**WHAT YOU HAVE TO DO**
Without the pictures, return all of the material exactly as written.

**GIVEN DATA**
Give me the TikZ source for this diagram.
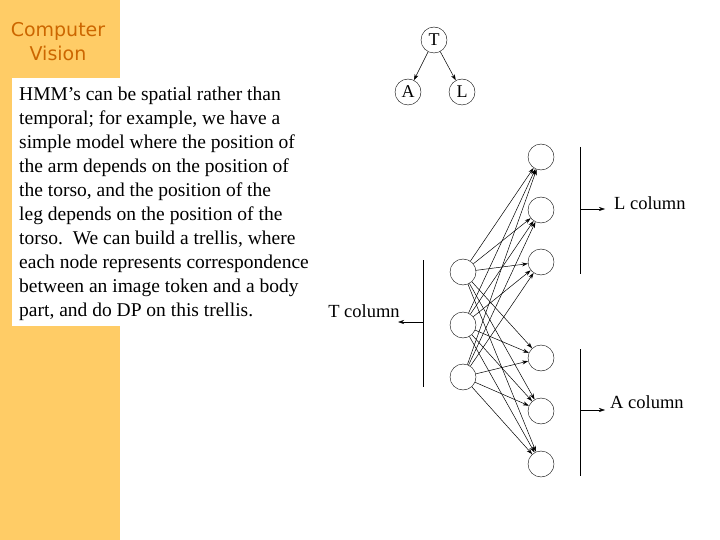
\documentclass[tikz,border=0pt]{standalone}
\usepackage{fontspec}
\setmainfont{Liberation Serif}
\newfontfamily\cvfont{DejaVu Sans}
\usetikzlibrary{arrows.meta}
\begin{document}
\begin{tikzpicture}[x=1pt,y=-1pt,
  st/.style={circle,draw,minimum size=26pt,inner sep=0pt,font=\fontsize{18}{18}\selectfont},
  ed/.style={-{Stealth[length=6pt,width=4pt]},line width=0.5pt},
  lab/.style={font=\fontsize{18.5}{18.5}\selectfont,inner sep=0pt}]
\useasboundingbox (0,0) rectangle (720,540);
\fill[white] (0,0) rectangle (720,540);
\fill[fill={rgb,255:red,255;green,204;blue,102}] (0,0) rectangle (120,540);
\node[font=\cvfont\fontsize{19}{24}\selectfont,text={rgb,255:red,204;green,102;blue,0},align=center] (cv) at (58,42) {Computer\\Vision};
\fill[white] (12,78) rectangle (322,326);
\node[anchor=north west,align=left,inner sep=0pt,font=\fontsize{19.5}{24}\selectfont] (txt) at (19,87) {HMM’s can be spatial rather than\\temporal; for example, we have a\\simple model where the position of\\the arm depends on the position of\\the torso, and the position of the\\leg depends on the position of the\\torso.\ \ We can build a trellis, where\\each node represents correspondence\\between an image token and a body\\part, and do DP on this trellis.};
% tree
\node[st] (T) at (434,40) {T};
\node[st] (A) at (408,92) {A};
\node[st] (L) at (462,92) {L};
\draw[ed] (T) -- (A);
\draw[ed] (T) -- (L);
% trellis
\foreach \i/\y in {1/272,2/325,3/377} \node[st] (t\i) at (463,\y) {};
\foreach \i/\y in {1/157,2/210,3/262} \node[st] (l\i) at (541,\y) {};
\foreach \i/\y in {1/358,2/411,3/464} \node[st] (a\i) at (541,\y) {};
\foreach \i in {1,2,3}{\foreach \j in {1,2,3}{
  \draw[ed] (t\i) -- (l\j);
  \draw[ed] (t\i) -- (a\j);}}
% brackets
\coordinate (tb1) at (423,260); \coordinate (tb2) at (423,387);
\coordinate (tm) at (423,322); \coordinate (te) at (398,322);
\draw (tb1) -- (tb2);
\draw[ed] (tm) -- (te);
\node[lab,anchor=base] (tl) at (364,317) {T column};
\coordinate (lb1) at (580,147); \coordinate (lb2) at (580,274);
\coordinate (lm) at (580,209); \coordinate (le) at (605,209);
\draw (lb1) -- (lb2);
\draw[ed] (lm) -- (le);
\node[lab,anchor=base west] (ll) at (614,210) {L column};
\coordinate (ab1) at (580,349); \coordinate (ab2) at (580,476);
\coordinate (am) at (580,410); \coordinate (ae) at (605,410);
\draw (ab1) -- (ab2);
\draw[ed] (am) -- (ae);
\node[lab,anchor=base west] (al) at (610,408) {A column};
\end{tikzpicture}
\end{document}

**COMPLETED TASK**
Give me the TikZ source for this diagram.
\documentclass[tikz,border=0pt]{standalone}
\usepackage{fontspec}
\setmainfont{Liberation Serif}
\newfontfamily\cvfont{DejaVu Sans}
\usetikzlibrary{arrows.meta}
\begin{document}
\begin{tikzpicture}[x=1pt,y=-1pt,
  st/.style={circle,draw,minimum size=26pt,inner sep=0pt,font=\fontsize{18}{18}\selectfont},
  ed/.style={-{Stealth[length=6pt,width=4pt]},line width=0.5pt},
  lab/.style={font=\fontsize{18.5}{18.5}\selectfont,inner sep=0pt}]
\useasboundingbox (0,0) rectangle (720,540);
\fill[white] (0,0) rectangle (720,540);
\fill[fill={rgb,255:red,255;green,204;blue,102}] (0,0) rectangle (120,540);
\node[font=\cvfont\fontsize{19}{24}\selectfont,text={rgb,255:red,204;green,102;blue,0},align=center] (cv) at (58,42) {Computer\\Vision};
\fill[white] (12,78) rectangle (322,326);
\node[anchor=north west,align=left,inner sep=0pt,font=\fontsize{19.5}{24}\selectfont] (txt) at (19,87) {HMM’s can be spatial rather than\\temporal; for example, we have a\\simple model where the position of\\the arm depends on the position of\\the torso, and the position of the\\leg depends on the position of the\\torso.\ \ We can build a trellis, where\\each node represents correspondence\\between an image token and a body\\part, and do DP on this trellis.};
% tree
\node[st] (T) at (434,40) {T};
\node[st] (A) at (408,92) {A};
\node[st] (L) at (462,92) {L};
\draw[ed] (T) -- (A);
\draw[ed] (T) -- (L);
% trellis
\foreach \i/\y in {1/272,2/325,3/377} \node[st] (t\i) at (463,\y) {};
\foreach \i/\y in {1/157,2/210,3/262} \node[st] (l\i) at (541,\y) {};
\foreach \i/\y in {1/358,2/411,3/464} \node[st] (a\i) at (541,\y) {};
\foreach \i in {1,2,3}{\foreach \j in {1,2,3}{
  \draw[ed] (t\i) -- (l\j);
  \draw[ed] (t\i) -- (a\j);}}
% brackets
\coordinate (tb1) at (423,260); \coordinate (tb2) at (423,387);
\coordinate (tm) at (423,322); \coordinate (te) at (398,322);
\draw (tb1) -- (tb2);
\draw[ed] (tm) -- (te);
\node[lab,anchor=base] (tl) at (364,317) {T column};
\coordinate (lb1) at (580,147); \coordinate (lb2) at (580,274);
\coordinate (lm) at (580,209); \coordinate (le) at (605,209);
\draw (lb1) -- (lb2);
\draw[ed] (lm) -- (le);
\node[lab,anchor=base west] (ll) at (614,210) {L column};
\coordinate (ab1) at (580,349); \coordinate (ab2) at (580,476);
\coordinate (am) at (580,410); \coordinate (ae) at (605,410);
\draw (ab1) -- (ab2);
\draw[ed] (am) -- (ae);
\node[lab,anchor=base west] (al) at (610,408) {A column};
\end{tikzpicture}
\end{document}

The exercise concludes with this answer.